Not really. Your yeasts actually depend on the small amount of oxygen in the headspace to multiply and convert the priming sugar into CO2 and a little more alcohol to carbonate up your bottles. This headspace then quickly fills with CO2 gas as a byproduct of priming sugar fermentation. The pressure of the CO2 that builds in the space forces more CO2 into liquid suspension, so having just a small amount of headspace is somewhat desirable. I use longneck bottles and fill mine to the top with a bottling wand. When I pull the wand out of the bottle after it's full, I have about 1" of headspace in the neck which is just about perfect.

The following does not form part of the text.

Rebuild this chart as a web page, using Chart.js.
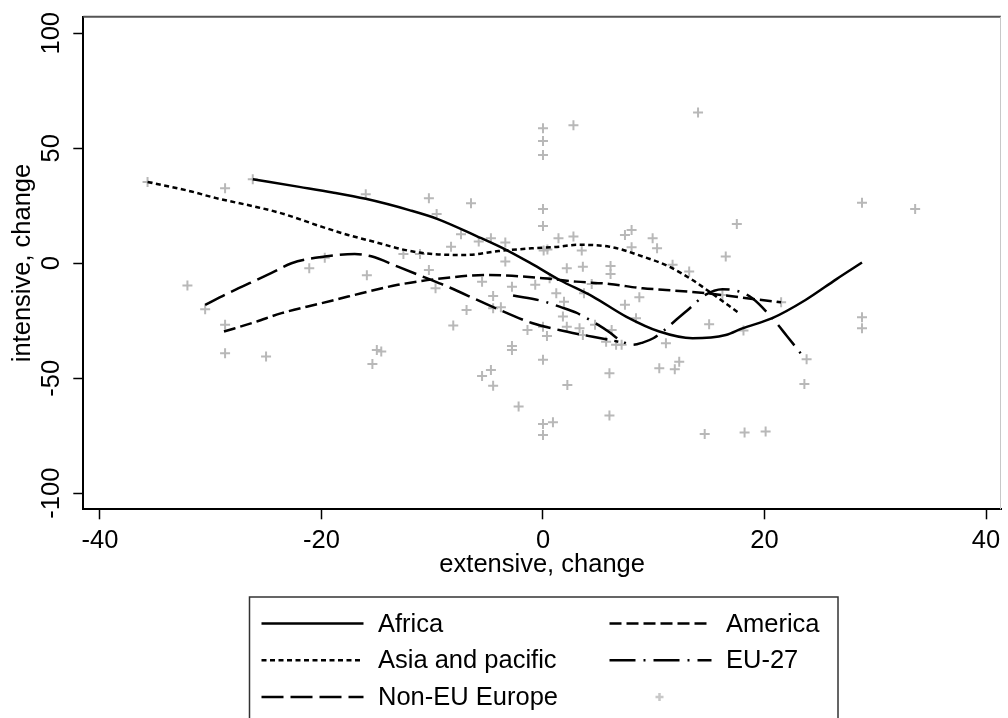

The only exception to this is when you force carbonate using compressed CO2. These beers don't depend on any bottle conditioning to carbonate the beer as CO2 is pressurized into them using a CO2 tank and a regulator. This is typically done in a keg first under moderately high CO2 pressure and then beer is filled into individual bottles for sharing/judging/etc. using something along the lines of a beer gun (or bottle filler in a commercial brewery). These beers are best capped "on foam," meaning the bottles should be filled completely to the point of foam dripping down the sides to eliminate any headspace in the bottle.
The reason for this is oxygen exposure on beer that's already carbonated just promotes oxidation, as there isn't any priming sugar for yeast to consume the remaining oxygen. So, they fill the bottles and kegs as full as they can.
I don't mean to criticize, I just would like to comment here. Yeast is known for its ability to undergo anaerobic (without oxygen) respiration. Yeast can go about its yeast business of producing alcohol and CO2 without oxygen.
I've read that this is one of the great things about yeast for brewing and rising dough. Effectively, the organism is more versatile than other forms of life.
I've also read that all yeast activity in brewing should be anaerobic (no definitive source on this). If the yeast is using oxygen to produce energy, then the beer will not be as good. The only oxygen that should be consumed by the yeast is during initial fermentation to provide the organism with the necessary oxygen nutrient to replicate its cell wall and copy itself as it reproduces.
By these findings, bottle head-space should not require any oxygen for the existing yeast to produce alcohol and CO2 without replicating itself.